Start Given data
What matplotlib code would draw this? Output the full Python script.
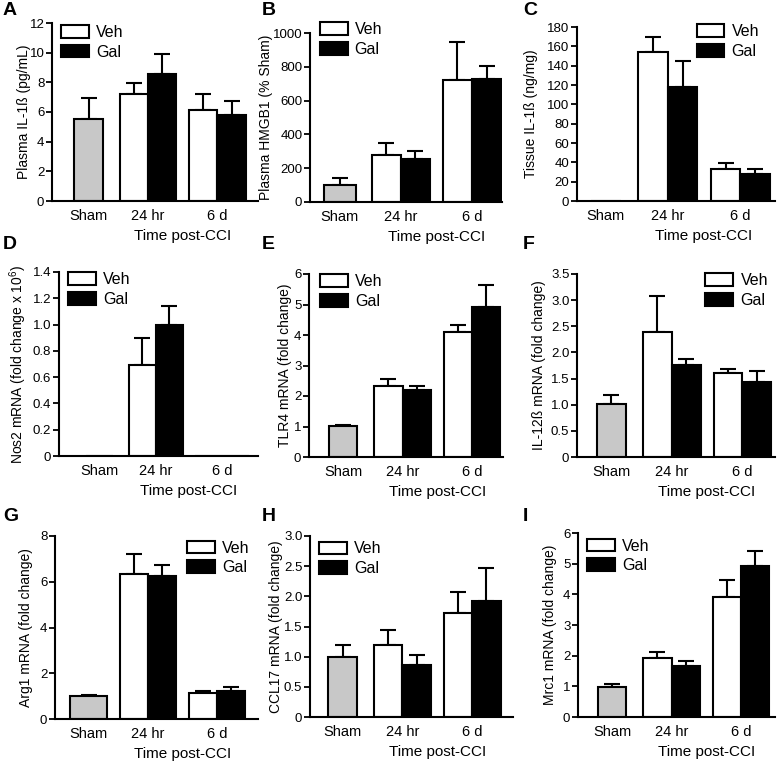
import matplotlib

matplotlib.use("Agg")
import matplotlib.pyplot as plt
from matplotlib.patches import Patch
from matplotlib.ticker import FuncFormatter, MultipleLocator

plt.rcParams["font.family"] = ["Liberation Sans", "DejaVu Sans"]
plt.rcParams["mathtext.fontset"] = "custom"
plt.rcParams["mathtext.rm"] = "Liberation Sans"

# bar order in every panel: Sham, Veh 24 hr, Gal 24 hr, Veh 6 d, Gal 6 d
GROUP_LABELS = ["Sham", "24 hr", "6 d"]
LEGEND_LABELS = ["Veh", "Gal"]

PLASMA_IL1B_MEAN = [5.54, 7.20, 8.56, 6.15, 5.77]
PLASMA_IL1B_SEM = [1.39, 0.78, 1.38, 1.09, 0.96]
PLASMA_HMGB1_MEAN = [99, 277, 255, 723, 729]
PLASMA_HMGB1_SEM = [44, 75, 46, 224, 75]
TISSUE_IL1B_MEAN = [0, 154.5, 117.7, 33.3, 28.1]
TISSUE_IL1B_SEM = [0, 15.5, 27.1, 5.6, 4.5]
NOS2_MEAN = [0, 0.69, 0.995, 0, 0]
NOS2_SEM = [0, 0.21, 0.15, 0, 0]
TLR4_MEAN = [1.01, 2.32, 2.20, 4.09, 4.93]
TLR4_SEM = [0.03, 0.25, 0.14, 0.24, 0.71]
IL12B_MEAN = [1.01, 2.39, 1.76, 1.61, 1.44]
IL12B_SEM = [0.17, 0.69, 0.12, 0.08, 0.21]
ARG1_MEAN = [0.99, 6.33, 6.23, 1.13, 1.22]
ARG1_SEM = [0.04, 0.88, 0.50, 0.11, 0.16]
CCL17_MEAN = [0.99, 1.19, 0.86, 1.72, 1.92]
CCL17_SEM = [0.21, 0.25, 0.17, 0.36, 0.55]
MRC1_MEAN = [0.98, 1.92, 1.67, 3.90, 4.91]
MRC1_SEM = [0.08, 0.20, 0.15, 0.57, 0.51]

W, H = 780, 762
BAR_X = [0, 1.6, 2.6, 4.05, 5.05]
GROUP_X = [0, 2.1, 4.55]
FACES = ["#c8c8c8", "white", "black", "white", "black"]

PANELS = [
    # letter, letter pos, axes px box, data, ymax, step, decimals, ylabel, ylabel offset px,
    # xlim, legend (loc, x, y), sham width
    ("A", (3, 2), (52, 23, 258, 201), PLASMA_IL1B_MEAN, PLASMA_IL1B_SEM, 12, 2, 0,
     "Plasma IL-1ß (pg/mL)", 27, (-1.29, 5.98), ("upper left", 0.044, 0.99), 1.0),
    ("B", (262, 2), (310, 33, 502, 202), PLASMA_HMGB1_MEAN, PLASMA_HMGB1_SEM, 1000, 200, 0,
     "Plasma HMGB1 (% Sham)", 43, (-1.02, 5.58), ("upper left", 0.05, 1.065), 1.1),
    ("C", (523, 2), (577, 27, 775, 201), TISSUE_IL1B_MEAN, TISSUE_IL1B_SEM, 180, 20, 0,
     "Tissue IL-1ß (ng/mg)", 45, (-0.97, 5.72), ("upper right", 0.92, 1.015), 1.0),
    ("D", (3, 236), (59, 272, 258, 456), NOS2_MEAN, NOS2_SEM, 1.4, 0.2, 1,
     "Nos2 mRNA (fold change x 10$^{\\mathregular{6}}$)", 36, (-1.49, 5.88),
     ("upper left", 0.045, 1.0), 1.0),
    ("E", (262, 236), (309, 274, 503, 457), TLR4_MEAN, TLR4_SEM, 6, 1, 0,
     "TLR4 mRNA (fold change)", 23, (-1.21, 5.65), ("upper left", 0.057, 1.0), 1.0),
    ("F", (523, 236), (577, 274, 775, 457), IL12B_MEAN, IL12B_SEM, 3.5, 0.5, 1,
     "IL-12ß mRNA (fold change)", 37, (-1.2, 5.69), ("upper right", 0.965, 1.005), 1.0),
    ("G", (3, 508), (55, 536, 258, 719), ARG1_MEAN, ARG1_SEM, 8, 2, 0,
     "Arg1 mRNA (fold change)", 28, (-1.19, 6.01), ("upper right", 0.96, 0.975), 1.3),
    ("H", (262, 508), (310, 536, 513, 717), CCL17_MEAN, CCL17_SEM, 3.0, 0.5, 1,
     "CCL17 mRNA (fold change)", 33, (-1.14, 5.98), ("upper left", 0.045, 0.97), 1.0),
    ("I", (523, 508), (578, 533, 775, 717), MRC1_MEAN, MRC1_SEM, 6, 1, 0,
     "Mrc1 mRNA (fold change)", 27, (-1.21, 5.76), ("upper left", 0.045, 0.97), 1.0),
]


def _fmt(decimals):
    def f(v, _pos):
        if abs(v) < 1e-9:
            return "0"
        return f"{v:.{decimals}f}"
    return FuncFormatter(f)


def draw_panel(fig, spec):
    (letter, lpos, box, mean, sem, ymax, step, decimals, ylabel, yoff, xlim, legend,
     sham_w) = spec
    x0, y0, x1, y1 = box
    ax = fig.add_axes([x0 / W, 1 - y1 / H, (x1 - x0) / W, (y1 - y0) / H])
    widths = [sham_w, 1, 1, 1, 1]
    ax.bar(BAR_X, mean, width=widths, color=FACES, edgecolor="black", linewidth=1.5, zorder=2)
    for x, m, s in zip(BAR_X, mean, sem):
        if s > 0:
            ax.errorbar(x, m, yerr=[[0], [s]], fmt="none", ecolor="black",
                        elinewidth=1.5, capsize=6, capthick=1.5, zorder=1)
    ax.set_xlim(*xlim)
    ax.set_ylim(0, ymax)
    ax.yaxis.set_major_locator(MultipleLocator(step))
    ax.yaxis.set_major_formatter(_fmt(decimals))
    ax.set_xticks(GROUP_X)
    ax.set_xticklabels(GROUP_LABELS)
    ax.tick_params(axis="x", length=0, labelsize=10.5, pad=6)
    ax.tick_params(axis="y", length=4, width=1.3, labelsize=9.5, pad=1.5)
    for side in ("top", "right"):
        ax.spines[side].set_visible(False)
    for side in ("left", "bottom"):
        ax.spines[side].set_linewidth(1.5)
    ax.set_ylabel(ylabel, fontsize=10)
    # label anchor is its right edge, about 6 px right of the text centre
    ax.yaxis.set_label_coords(-(yoff - 6) / (x1 - x0), 0.5)
    ax.set_xlabel("Time post-CCI", fontsize=11, labelpad=4)
    center = (GROUP_X[1] + GROUP_X[2]) / 2
    ax.xaxis.label.set_x((center - xlim[0]) / (xlim[1] - xlim[0]))
    handles = [Patch(facecolor="white", edgecolor="black", linewidth=1.5),
               Patch(facecolor="black", edgecolor="black", linewidth=1.5)]
    loc, lx, ly = legend
    ax.legend(handles, LEGEND_LABELS, loc=loc, bbox_to_anchor=(lx, ly), frameon=False,
              fontsize=11.5, handlelength=1.75, handleheight=0.85, labelspacing=0.3,
              handletextpad=0.45, borderpad=0, borderaxespad=0)
    fig.text(lpos[0] / W, 1 - lpos[1] / H, letter, fontsize=14, fontweight="bold",
             ha="left", va="top")


fig = plt.figure(figsize=(W / 100, H / 100), dpi=100)
for spec in PANELS:
    draw_panel(fig, spec)
fig.savefig("out.png", dpi=100)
End Given data
◆ What the exercise asks:
Starting with the first line of the data above and ending with the line containing "from matplotlib.ticker import", please restate every line exactly, leaving images out.

◆ Response:
What matplotlib code would draw this? Output the full Python script.
import matplotlib

matplotlib.use("Agg")
import matplotlib.pyplot as plt
from matplotlib.patches import Patch
from matplotlib.ticker import FuncFormatter, MultipleLocator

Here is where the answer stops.